REPUBLIKA.CO.ID, JAKARTA -- Menteri Keuangan Sri Mulyani Indrawati mengatakan pemerintah berambisi untuk membangun perekonomian yang berkelanjutan. Sehingga, diperlukan transformasi kebijakan pertumbuhan ekonomi melalui investasi supaya tidak bersumber dari utang.
“Jadi nantinya sebagian besar pertumbuhan ekonomi kami, tidak datang dari utang, tapi lebih dari private sector, sejalan dengan datangnya modal asing ke Indonesia,” kata Sri Mulyani dalam acara FT-AIIB Summit 2019 dengan topik Delivering Indonesia’s Infrastructure Vision 2019-2024 di Jakarta, Selasa (26/11).

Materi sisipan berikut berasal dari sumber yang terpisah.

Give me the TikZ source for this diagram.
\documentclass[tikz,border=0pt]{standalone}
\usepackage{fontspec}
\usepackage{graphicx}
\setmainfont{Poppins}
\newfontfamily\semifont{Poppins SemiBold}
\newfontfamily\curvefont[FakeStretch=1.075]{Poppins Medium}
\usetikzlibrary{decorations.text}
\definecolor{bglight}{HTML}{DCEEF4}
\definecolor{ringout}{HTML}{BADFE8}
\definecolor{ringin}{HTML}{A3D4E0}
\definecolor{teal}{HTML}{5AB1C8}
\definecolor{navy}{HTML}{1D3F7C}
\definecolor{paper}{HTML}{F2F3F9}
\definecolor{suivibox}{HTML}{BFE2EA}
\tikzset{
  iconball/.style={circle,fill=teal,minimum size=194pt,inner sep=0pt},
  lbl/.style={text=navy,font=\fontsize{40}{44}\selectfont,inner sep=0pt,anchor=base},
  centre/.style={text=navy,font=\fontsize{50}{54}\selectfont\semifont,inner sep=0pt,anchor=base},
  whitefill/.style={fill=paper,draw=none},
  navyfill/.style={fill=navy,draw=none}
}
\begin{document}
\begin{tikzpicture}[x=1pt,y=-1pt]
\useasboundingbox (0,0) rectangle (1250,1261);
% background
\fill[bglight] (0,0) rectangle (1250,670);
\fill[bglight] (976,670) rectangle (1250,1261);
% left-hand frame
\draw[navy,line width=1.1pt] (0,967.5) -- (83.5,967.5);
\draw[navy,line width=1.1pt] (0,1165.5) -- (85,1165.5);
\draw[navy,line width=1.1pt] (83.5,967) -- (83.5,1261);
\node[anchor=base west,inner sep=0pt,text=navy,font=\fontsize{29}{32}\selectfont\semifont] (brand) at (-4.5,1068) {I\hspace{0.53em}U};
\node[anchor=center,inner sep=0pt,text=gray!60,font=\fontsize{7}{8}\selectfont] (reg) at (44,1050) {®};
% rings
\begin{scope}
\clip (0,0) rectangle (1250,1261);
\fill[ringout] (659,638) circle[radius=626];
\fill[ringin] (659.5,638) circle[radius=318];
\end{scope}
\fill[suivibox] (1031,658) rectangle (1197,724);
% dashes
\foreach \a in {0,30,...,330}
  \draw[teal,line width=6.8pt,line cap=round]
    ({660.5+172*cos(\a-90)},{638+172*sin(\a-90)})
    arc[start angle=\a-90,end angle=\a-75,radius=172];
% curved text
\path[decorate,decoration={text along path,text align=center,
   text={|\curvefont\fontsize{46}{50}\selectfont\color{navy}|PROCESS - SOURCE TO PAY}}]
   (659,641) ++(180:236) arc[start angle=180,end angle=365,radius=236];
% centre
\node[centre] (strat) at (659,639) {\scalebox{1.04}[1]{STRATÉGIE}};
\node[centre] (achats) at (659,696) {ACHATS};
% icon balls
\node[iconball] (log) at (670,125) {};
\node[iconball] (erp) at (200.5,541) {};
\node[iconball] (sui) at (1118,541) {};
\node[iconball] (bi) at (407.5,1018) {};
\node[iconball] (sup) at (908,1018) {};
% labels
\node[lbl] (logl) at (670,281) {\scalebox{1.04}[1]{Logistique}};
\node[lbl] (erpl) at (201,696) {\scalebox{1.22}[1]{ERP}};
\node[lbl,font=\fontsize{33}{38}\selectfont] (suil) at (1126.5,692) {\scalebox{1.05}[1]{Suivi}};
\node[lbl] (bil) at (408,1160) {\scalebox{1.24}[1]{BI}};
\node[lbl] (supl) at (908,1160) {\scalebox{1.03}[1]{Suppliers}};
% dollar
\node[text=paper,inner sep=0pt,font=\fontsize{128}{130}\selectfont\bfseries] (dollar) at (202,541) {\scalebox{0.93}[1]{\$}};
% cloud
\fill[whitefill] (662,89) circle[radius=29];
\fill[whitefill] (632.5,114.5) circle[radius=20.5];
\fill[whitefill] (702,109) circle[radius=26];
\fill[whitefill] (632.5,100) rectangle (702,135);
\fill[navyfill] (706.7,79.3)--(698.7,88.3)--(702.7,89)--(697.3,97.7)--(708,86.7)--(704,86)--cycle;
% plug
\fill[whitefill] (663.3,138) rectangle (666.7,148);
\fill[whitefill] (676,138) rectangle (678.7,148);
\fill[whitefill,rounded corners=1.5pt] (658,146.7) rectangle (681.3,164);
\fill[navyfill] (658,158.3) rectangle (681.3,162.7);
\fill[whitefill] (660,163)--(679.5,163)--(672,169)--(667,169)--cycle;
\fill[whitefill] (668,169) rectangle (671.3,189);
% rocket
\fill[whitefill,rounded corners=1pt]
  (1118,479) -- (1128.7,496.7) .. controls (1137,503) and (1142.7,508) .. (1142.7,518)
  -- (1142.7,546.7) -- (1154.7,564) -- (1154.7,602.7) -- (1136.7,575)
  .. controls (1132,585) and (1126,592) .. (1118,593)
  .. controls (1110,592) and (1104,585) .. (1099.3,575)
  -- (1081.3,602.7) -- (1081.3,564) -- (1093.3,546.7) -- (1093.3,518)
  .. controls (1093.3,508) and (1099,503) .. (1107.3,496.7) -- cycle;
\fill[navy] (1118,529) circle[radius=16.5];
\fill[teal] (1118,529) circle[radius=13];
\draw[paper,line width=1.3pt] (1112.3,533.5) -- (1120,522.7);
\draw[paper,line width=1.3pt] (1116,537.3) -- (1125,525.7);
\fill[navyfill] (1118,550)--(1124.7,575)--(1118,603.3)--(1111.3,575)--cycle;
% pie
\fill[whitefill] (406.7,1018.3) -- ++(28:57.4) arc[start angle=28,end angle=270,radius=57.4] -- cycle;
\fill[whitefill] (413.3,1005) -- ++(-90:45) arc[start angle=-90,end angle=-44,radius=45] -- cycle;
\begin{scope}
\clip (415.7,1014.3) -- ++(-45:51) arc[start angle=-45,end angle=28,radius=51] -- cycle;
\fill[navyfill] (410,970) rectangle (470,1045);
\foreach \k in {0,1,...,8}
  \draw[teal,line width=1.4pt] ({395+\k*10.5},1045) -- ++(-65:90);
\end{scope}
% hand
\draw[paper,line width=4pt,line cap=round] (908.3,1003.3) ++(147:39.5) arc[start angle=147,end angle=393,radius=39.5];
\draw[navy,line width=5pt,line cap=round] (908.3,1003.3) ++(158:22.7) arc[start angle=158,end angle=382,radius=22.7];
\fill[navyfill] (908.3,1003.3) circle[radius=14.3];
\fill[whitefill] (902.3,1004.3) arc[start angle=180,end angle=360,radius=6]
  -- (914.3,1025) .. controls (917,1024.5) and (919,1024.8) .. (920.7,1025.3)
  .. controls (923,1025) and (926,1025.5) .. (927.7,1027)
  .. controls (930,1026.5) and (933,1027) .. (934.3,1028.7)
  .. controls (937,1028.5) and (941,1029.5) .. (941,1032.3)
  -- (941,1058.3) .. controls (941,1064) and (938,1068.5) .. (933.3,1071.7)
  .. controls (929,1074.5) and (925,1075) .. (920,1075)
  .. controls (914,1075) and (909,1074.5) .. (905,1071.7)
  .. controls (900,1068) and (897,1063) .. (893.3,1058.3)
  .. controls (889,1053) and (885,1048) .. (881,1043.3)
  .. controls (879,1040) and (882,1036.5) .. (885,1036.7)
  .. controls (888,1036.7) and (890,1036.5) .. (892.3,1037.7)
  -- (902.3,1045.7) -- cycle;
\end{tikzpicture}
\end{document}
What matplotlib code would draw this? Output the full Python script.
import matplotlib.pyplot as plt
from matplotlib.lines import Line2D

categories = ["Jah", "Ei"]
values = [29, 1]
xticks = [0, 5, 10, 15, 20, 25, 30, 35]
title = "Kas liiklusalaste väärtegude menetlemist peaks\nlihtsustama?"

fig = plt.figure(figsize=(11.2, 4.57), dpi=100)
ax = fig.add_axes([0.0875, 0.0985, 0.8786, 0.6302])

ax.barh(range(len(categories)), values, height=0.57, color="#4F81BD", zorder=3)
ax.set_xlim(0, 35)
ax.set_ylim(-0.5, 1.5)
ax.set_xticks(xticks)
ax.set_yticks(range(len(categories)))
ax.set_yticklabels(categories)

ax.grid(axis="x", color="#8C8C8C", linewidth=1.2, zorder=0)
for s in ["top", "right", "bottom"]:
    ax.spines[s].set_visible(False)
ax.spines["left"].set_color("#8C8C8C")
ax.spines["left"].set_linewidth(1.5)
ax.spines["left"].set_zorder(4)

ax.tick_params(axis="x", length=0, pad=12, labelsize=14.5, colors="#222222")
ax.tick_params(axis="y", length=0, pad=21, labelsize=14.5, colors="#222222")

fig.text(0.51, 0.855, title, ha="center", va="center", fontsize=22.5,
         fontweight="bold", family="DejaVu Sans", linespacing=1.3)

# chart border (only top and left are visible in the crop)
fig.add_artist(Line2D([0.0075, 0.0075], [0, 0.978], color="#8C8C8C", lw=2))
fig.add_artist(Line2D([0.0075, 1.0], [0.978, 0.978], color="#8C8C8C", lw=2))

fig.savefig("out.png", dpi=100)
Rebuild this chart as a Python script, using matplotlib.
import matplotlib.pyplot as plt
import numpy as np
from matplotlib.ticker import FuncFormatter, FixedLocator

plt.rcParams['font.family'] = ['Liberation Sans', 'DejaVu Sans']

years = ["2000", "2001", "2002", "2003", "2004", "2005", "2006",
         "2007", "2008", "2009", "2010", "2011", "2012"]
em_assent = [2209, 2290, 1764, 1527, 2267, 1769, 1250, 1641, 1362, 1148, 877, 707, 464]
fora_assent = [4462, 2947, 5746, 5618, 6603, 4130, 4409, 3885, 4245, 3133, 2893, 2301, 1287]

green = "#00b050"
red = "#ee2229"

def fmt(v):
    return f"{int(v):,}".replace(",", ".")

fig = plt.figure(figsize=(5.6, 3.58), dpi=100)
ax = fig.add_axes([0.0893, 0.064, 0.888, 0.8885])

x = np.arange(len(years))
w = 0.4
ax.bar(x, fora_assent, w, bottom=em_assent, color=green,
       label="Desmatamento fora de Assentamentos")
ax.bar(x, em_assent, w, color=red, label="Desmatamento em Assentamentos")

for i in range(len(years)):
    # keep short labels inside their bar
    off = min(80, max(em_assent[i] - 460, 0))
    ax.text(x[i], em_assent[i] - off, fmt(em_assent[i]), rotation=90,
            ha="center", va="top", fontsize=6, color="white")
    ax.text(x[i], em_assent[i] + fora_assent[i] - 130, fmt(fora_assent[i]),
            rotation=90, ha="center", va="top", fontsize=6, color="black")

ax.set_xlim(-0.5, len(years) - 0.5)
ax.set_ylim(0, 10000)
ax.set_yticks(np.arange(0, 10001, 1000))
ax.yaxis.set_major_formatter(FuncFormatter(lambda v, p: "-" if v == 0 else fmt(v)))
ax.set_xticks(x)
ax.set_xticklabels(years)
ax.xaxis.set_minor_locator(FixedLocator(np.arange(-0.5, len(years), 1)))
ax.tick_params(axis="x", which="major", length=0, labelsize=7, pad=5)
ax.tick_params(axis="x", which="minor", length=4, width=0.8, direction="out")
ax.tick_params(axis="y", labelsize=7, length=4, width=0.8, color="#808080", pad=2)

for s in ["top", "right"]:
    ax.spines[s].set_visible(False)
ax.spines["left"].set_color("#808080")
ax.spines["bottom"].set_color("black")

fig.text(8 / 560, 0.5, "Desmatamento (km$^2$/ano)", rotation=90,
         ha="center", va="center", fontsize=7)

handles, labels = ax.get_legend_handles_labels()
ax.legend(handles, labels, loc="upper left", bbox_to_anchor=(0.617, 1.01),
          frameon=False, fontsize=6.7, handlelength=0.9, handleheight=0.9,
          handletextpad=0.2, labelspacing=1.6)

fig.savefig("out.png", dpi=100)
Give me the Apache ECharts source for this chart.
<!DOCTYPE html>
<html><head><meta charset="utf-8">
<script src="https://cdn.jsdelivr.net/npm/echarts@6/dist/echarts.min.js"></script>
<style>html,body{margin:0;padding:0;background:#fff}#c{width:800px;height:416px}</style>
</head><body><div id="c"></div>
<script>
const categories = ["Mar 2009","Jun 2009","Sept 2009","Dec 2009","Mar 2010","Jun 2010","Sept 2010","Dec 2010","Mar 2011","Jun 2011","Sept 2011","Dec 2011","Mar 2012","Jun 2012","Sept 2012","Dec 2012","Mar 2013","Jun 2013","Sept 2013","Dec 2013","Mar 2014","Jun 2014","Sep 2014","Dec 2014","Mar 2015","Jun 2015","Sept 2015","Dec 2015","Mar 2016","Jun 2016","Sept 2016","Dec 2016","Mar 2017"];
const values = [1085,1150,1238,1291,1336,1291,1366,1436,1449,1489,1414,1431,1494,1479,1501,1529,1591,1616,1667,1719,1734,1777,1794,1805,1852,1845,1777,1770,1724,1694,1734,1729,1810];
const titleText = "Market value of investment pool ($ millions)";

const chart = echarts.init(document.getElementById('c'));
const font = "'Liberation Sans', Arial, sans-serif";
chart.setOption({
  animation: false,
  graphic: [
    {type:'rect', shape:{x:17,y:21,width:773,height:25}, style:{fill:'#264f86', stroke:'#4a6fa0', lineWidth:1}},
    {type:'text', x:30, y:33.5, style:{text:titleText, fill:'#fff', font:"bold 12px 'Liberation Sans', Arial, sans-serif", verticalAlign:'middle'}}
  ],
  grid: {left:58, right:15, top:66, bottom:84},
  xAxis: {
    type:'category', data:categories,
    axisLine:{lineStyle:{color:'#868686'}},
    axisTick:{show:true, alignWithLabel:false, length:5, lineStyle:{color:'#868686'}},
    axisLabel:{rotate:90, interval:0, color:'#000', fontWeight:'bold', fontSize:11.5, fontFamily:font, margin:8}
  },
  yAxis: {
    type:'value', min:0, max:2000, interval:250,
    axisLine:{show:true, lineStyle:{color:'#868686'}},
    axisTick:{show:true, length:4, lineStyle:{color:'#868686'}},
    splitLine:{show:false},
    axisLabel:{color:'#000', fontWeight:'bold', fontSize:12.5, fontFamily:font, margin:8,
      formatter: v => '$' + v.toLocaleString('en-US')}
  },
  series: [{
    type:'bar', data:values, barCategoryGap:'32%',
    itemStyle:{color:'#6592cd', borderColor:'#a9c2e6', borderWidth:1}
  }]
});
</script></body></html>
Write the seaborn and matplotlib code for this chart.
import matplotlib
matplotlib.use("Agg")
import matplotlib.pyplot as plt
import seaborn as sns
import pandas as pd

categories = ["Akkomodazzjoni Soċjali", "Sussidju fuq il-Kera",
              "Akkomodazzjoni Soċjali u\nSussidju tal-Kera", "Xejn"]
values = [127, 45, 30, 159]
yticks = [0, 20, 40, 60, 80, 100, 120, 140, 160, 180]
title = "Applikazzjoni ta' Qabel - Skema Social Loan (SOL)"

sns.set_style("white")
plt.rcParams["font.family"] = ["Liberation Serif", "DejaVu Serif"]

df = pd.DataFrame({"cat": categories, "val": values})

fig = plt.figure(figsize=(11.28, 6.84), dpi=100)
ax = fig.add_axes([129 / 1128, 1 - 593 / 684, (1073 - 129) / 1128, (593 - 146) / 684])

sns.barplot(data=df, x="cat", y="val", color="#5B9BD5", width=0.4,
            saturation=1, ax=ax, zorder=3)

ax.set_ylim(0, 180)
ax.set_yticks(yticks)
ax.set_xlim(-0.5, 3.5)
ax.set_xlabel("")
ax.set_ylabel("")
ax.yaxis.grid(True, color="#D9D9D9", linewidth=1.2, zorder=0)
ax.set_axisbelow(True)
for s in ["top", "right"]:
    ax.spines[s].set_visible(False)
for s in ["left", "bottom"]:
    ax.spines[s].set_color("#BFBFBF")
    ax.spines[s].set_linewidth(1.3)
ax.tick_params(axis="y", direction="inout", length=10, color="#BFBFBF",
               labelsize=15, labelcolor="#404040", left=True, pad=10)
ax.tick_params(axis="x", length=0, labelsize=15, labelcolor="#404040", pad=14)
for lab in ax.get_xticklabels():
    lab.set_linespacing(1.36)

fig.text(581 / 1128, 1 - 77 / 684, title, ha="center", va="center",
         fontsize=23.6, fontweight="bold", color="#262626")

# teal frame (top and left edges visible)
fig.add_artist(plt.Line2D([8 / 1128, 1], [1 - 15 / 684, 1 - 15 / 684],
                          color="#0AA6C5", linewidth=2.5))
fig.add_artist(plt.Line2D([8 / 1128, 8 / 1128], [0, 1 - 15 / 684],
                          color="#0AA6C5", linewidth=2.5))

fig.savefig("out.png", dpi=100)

Sri Mulyani menuturkan transformasi kebijakan itu dilakukan dengan memperbaiki dan menjaga iklim investasi, sehingga dapat terus menjadi pendorong perekonomian di Indonesia, mengingat diperlukan pertumbuhan dua digit pada sektor ini.
“Dulu bisa double digit 11 sampai 12 persen namun sejak krisis keuangan pertumbuhan investasi kita di bawah dua digit,” ujarnya.
Ia menjelaskan pemangkasan terhadap sejumlah regulasi yang dianggap menghambat datangnya investor ke Indonesia dengan menggantinya melalui Omnibus Law menjadi langkah yang dianggap mampu untuk meningkatkan investasi.
"Lewat perbaikan iklim investasi ini kami berharap bisa menyediakan ruang bagi banyak investor untuk datang ke Indonesia, baik domestik maupun asing untuk membangun ekonomi bersama kami,” kata Sri Mulyani.
Pemerintah juga akan melakukan perbaikan pada neraca pembayaran. Sebab, setiap ekonomi domestik tumbuh, tren kondisi Current Account Deficit (CAD) turut meningkat yang diakibatkan oleh defisit impor minyak dan gas (migas).
Ia berharap dengan adanya investasi di sektor energi, termasuk migas, bisa membantu neraca pembayaran untuk tetap tumbuh dan pada saat bersamaan juga ikut menekan angka defisit.
Sri Mulyani mengatakan Indonesia telah memiliki banyak jenis investasi di sektor energi, terutama investasi terkait energi baru terbarukan atau renewable energy.
Sementara itu, Badan Pusat Statistik (BPS) mencatat pada kuartal III-2019, investasi hanya tumbuh 4,21 persen (yoy) atau melambat dibandingkan periode yang sama tahun lalu yaitu 6,29 persen. Hal tersebut juga terjadi untuk pertumbuhan ekonomi yang hanya mencapai 5,02 persen pada kuartal III-2019 atau melambat dibandingkan periode sama tahun lalu yakni tumbuh 5,17 persen.
Sedangkan menurut BI pada Jumat (15/11), Utang luar negeri (ULN) Indonesia naik 10,2 persen (yoy) menjadi 395,6 miliar dolar AS pada kuartal ketiga tahun ini atau setara Rp5.607 triliun dengan asumsi kurs Rp14.174 per dolar AS. ULN sebanyak 395,6 miliar dolar AS itu terdiri atas utang pemerintah dan bank sentral sebesar 197,1 miliar dolar AS dan utang swasta 198,5 miliar dolar AS.
"ULN Indonesia tersebut tumbuh 10,2 persen (yoy), relatif stabil dibandingkan dengan pertumbuhan pada triwulan sebelumnya yang dipengaruhi oleh meningkatnya pertumbuhan ULN pemerintah di tengah perlambatan ULN swasta," sebut BI.